L’aptitude à la guerre n’est pas seulement un état de préparation militaire.
C’est un état d’esprit.
Une société qui se définit comme « apte à la guerre » ne se définit plus par son épanouissement culturel, sa justice sociale ou sa curiosité scientifique.
Elle se définit par sa capacité à recourir à la violence.
Elle accepte l’état d’exception comme normalité.
Elle tolère la restriction des libertés au nom de la sécurité.
Elle n’éduque plus ses enfants à la responsabilité, mais à la disponibilité pour le combat.
L’aptitude à la guerre signifie l’abandon des vertus civiles au profit des vertus militaires :
l’obéissance au lieu de la critique, la force au lieu de la raison, la victoire au lieu de la compréhension.
Où mène ce chemin n’est pas une question ouverte.
Il conduit à une société qui perd sa liberté intérieure tout en essayant d’affirmer sa force extérieure.
Il conduit à une Europe qui abandonne son identité de puissance pacifique pour se perdre dans des jeux de pouvoir géopolitiques qu’elle ne peut pas gagner.
Il conduit à une politique qui cesse de résoudre les problèmes sociaux parce qu’elle s’épuise dans des problèmes militaires.
Il conduit à une désintégration de la culture démocratique, car l’aptitude à la guerre et l’ouverture démocratique sont, en fin de compte, incompatibles.
Une société qui se prépare mentalement à la guerre devra tôt ou tard devenir structurellement autoritaire pour maintenir sa propre dureté.
Ce qui reste, c’est la pensée.
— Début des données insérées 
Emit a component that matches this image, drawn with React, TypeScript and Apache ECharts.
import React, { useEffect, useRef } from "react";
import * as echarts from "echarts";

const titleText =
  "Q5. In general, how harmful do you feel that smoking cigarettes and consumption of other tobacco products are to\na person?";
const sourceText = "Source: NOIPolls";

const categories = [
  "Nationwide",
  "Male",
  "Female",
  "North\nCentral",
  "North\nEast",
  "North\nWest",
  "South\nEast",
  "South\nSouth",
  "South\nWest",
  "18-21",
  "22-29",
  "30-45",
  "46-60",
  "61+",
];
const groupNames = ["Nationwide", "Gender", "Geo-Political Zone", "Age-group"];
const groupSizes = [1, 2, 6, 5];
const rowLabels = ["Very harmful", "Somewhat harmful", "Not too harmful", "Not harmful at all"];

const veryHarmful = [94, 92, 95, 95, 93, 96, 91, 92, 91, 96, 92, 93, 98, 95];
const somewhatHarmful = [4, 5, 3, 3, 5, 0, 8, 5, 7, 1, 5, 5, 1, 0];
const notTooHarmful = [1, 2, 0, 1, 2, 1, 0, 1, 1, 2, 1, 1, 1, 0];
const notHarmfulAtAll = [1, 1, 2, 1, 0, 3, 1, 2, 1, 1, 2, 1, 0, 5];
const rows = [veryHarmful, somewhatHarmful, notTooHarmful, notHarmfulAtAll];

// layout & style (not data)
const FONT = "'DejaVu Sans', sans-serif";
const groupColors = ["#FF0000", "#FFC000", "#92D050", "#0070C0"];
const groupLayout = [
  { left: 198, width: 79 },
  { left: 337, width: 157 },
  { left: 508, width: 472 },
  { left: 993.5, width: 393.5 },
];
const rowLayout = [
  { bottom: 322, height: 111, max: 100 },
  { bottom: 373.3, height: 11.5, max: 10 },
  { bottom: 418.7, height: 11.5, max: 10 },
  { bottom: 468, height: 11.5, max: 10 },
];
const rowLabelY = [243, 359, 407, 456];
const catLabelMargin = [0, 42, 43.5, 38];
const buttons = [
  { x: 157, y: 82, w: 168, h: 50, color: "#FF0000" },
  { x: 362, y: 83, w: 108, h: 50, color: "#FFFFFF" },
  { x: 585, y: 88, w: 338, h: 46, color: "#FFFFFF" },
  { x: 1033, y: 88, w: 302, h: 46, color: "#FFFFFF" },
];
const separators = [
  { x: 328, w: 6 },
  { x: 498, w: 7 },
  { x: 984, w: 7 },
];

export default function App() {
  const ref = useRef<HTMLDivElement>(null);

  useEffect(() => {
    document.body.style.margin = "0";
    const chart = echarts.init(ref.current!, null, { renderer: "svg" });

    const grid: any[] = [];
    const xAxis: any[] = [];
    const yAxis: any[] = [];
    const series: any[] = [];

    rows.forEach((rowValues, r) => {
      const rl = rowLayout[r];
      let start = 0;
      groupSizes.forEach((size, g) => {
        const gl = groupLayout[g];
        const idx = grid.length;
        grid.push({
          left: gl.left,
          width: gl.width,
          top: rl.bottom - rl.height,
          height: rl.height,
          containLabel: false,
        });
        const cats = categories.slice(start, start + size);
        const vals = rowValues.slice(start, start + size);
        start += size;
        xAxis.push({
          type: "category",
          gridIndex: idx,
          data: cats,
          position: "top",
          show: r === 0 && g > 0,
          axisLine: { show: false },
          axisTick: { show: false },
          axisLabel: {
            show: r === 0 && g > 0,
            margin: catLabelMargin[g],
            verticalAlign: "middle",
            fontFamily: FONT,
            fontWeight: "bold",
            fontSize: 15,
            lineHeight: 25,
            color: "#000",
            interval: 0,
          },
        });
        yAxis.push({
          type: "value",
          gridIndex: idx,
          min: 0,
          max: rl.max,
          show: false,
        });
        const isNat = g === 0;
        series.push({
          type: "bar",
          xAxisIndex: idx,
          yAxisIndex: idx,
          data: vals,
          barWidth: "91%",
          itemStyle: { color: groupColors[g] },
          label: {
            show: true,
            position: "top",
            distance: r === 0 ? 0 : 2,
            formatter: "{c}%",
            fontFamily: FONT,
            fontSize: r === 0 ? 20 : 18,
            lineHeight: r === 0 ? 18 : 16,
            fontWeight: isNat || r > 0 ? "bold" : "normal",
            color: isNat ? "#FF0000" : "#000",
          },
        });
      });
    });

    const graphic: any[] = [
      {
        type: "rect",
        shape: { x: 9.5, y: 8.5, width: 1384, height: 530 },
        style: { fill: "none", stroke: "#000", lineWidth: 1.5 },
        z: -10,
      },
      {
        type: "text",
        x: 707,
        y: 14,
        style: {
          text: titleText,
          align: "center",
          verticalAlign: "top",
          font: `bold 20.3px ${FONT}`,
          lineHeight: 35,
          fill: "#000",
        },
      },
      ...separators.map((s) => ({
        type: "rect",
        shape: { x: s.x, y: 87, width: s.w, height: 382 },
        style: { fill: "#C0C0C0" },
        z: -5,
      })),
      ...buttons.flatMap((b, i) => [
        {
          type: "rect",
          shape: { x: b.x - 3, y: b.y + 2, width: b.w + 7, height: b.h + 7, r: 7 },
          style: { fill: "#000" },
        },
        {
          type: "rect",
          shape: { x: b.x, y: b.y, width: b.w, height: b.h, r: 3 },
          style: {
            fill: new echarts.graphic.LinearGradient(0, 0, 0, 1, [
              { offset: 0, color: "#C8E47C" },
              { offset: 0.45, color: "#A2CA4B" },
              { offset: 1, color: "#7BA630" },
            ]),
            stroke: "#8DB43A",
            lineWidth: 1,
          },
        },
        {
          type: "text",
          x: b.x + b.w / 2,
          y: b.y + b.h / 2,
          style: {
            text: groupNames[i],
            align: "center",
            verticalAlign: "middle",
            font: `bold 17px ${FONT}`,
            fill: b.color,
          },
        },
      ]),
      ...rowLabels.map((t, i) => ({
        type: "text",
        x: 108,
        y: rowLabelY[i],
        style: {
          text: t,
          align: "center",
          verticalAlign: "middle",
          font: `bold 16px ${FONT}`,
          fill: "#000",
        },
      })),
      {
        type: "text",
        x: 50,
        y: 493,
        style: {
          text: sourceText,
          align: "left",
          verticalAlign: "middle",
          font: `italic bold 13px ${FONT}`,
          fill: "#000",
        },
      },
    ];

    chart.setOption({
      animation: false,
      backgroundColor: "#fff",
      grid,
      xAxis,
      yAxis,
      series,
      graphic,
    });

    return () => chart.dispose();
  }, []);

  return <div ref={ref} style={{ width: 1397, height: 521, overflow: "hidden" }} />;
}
Le souvenir. L’insistance silencieuse et obstinée sur une autre possibilité.
Ce qui reste, c’est la fidélité à des principes qui ne sont pas populaires, mais nécessaires.
Ce qui reste, c’est la certitude que la véritable résistance ne se manifeste ni dans les gros titres, ni dans les slogans, ni dans l’indignation, mais dans la persévérance des indomptables.
Que la paix ne naît pas dans les paroles des puissants, mais dans le doute de ceux qui refusent de se laisser corrompre – ni par la peur, ni par la morale, ni par l’opportunisme.
Ce qui reste, c’est la connaissance que penser est déjà une forme de résistance.
Et qu’une société qui perd la capacité de penser a déjà perdu la guerre, avant même que le premier coup de feu n’ait été tiré.